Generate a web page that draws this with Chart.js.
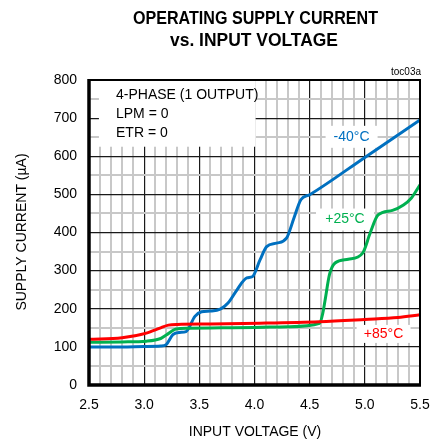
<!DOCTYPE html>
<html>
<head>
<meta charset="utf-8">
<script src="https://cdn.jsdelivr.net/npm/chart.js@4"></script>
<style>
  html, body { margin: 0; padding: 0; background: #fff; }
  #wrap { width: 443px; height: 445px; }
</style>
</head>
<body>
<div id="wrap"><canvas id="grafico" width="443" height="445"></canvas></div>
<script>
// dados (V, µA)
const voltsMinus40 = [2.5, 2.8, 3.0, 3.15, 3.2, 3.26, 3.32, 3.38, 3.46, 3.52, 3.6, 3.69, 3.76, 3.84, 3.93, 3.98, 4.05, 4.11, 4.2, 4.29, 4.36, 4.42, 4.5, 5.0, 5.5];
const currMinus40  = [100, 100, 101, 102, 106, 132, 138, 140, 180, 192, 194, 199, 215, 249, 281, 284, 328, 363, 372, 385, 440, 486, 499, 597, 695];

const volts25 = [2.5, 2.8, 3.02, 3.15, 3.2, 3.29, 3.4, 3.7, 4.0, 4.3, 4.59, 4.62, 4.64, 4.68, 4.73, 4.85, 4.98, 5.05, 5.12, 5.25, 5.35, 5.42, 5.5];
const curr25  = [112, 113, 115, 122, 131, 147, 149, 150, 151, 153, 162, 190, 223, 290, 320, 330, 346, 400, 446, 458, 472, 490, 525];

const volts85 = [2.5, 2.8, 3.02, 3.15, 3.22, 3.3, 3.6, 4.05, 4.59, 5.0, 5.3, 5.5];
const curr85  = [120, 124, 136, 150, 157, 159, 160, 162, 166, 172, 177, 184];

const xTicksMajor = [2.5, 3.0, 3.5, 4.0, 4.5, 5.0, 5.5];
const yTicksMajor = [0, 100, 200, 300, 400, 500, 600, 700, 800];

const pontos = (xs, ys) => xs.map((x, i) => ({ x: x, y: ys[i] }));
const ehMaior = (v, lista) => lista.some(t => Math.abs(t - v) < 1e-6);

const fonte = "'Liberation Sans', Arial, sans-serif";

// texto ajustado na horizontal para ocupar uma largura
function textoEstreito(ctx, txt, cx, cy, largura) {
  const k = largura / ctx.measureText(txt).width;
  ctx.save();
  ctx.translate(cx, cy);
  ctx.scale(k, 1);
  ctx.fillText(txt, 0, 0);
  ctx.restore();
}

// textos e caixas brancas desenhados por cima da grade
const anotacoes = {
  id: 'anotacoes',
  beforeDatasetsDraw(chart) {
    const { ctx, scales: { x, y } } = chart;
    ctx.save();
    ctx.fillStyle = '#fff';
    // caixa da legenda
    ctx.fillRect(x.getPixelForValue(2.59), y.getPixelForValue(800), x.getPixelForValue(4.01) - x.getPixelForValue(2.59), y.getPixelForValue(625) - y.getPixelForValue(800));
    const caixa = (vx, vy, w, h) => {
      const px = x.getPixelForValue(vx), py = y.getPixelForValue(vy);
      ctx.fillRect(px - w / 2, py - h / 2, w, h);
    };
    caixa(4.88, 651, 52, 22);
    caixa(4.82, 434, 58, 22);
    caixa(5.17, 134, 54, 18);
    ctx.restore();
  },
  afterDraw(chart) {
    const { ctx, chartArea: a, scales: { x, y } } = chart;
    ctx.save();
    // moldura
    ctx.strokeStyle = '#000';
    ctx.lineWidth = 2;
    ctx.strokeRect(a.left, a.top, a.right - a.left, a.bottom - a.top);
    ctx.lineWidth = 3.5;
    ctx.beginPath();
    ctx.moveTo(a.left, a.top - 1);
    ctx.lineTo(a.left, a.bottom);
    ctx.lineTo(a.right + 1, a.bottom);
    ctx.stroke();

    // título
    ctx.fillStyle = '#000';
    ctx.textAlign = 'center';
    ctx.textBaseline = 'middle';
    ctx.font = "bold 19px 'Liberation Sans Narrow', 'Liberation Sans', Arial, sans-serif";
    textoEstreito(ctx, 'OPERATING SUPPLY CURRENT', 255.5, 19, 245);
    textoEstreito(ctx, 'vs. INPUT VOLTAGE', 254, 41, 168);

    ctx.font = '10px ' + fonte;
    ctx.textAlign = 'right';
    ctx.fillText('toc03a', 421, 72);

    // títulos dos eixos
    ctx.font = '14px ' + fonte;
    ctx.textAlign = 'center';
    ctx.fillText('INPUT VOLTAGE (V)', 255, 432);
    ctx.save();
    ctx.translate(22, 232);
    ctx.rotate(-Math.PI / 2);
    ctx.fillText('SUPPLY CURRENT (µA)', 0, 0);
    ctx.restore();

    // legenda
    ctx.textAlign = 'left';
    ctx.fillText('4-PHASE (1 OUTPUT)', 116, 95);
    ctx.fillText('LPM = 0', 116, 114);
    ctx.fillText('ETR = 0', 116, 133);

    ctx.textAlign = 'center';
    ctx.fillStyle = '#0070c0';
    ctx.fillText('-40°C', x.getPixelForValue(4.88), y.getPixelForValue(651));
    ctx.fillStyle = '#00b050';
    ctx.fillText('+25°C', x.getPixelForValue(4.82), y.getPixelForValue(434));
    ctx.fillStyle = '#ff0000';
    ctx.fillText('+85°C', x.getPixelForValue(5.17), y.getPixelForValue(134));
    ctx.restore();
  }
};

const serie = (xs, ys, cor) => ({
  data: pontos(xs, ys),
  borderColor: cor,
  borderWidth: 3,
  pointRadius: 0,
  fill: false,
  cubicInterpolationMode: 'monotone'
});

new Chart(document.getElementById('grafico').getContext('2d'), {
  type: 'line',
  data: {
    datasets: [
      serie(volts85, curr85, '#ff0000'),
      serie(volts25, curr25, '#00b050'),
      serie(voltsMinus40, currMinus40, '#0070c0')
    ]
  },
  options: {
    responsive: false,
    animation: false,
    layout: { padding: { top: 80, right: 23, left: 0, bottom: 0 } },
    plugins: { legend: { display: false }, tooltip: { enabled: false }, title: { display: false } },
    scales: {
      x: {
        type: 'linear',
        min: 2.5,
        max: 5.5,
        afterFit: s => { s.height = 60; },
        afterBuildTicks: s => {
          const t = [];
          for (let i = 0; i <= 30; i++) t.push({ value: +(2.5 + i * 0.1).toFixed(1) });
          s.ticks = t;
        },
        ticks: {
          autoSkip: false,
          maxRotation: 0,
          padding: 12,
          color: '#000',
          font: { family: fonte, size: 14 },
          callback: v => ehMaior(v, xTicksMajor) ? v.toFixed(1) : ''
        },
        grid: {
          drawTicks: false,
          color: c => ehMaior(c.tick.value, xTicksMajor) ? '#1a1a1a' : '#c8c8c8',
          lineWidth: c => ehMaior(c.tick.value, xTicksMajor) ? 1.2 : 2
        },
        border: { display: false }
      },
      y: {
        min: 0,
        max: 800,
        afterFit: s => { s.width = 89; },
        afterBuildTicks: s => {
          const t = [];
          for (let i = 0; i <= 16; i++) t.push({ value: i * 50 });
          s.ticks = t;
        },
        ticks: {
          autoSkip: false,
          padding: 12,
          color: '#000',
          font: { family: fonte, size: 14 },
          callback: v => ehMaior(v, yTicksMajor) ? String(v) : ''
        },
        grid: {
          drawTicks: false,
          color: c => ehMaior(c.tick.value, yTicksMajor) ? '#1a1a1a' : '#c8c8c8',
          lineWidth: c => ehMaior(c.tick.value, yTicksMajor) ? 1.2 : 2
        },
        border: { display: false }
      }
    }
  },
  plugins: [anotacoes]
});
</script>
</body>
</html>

> [DIRECTIONS FOR THIS TASK]:
Omit the pictures, then repeat exactly each line from the beginning of the listing through the line with "const ehMaior = (v, lista)".

> [WRITTEN ANSWER]:
Generate a web page that draws this with Chart.js.
<!DOCTYPE html>
<html>
<head>
<meta charset="utf-8">
<script src="https://cdn.jsdelivr.net/npm/chart.js@4"></script>
<style>
  html, body { margin: 0; padding: 0; background: #fff; }
  #wrap { width: 443px; height: 445px; }
</style>
</head>
<body>
<div id="wrap"><canvas id="grafico" width="443" height="445"></canvas></div>
<script>
// dados (V, µA)
const voltsMinus40 = [2.5, 2.8, 3.0, 3.15, 3.2, 3.26, 3.32, 3.38, 3.46, 3.52, 3.6, 3.69, 3.76, 3.84, 3.93, 3.98, 4.05, 4.11, 4.2, 4.29, 4.36, 4.42, 4.5, 5.0, 5.5];
const currMinus40  = [100, 100, 101, 102, 106, 132, 138, 140, 180, 192, 194, 199, 215, 249, 281, 284, 328, 363, 372, 385, 440, 486, 499, 597, 695];

const volts25 = [2.5, 2.8, 3.02, 3.15, 3.2, 3.29, 3.4, 3.7, 4.0, 4.3, 4.59, 4.62, 4.64, 4.68, 4.73, 4.85, 4.98, 5.05, 5.12, 5.25, 5.35, 5.42, 5.5];
const curr25  = [112, 113, 115, 122, 131, 147, 149, 150, 151, 153, 162, 190, 223, 290, 320, 330, 346, 400, 446, 458, 472, 490, 525];

const volts85 = [2.5, 2.8, 3.02, 3.15, 3.22, 3.3, 3.6, 4.05, 4.59, 5.0, 5.3, 5.5];
const curr85  = [120, 124, 136, 150, 157, 159, 160, 162, 166, 172, 177, 184];

const xTicksMajor = [2.5, 3.0, 3.5, 4.0, 4.5, 5.0, 5.5];
const yTicksMajor = [0, 100, 200, 300, 400, 500, 600, 700, 800];

const pontos = (xs, ys) => xs.map((x, i) => ({ x: x, y: ys[i] }));
const ehMaior = (v, lista) => lista.some(t => Math.abs(t - v) < 1e-6);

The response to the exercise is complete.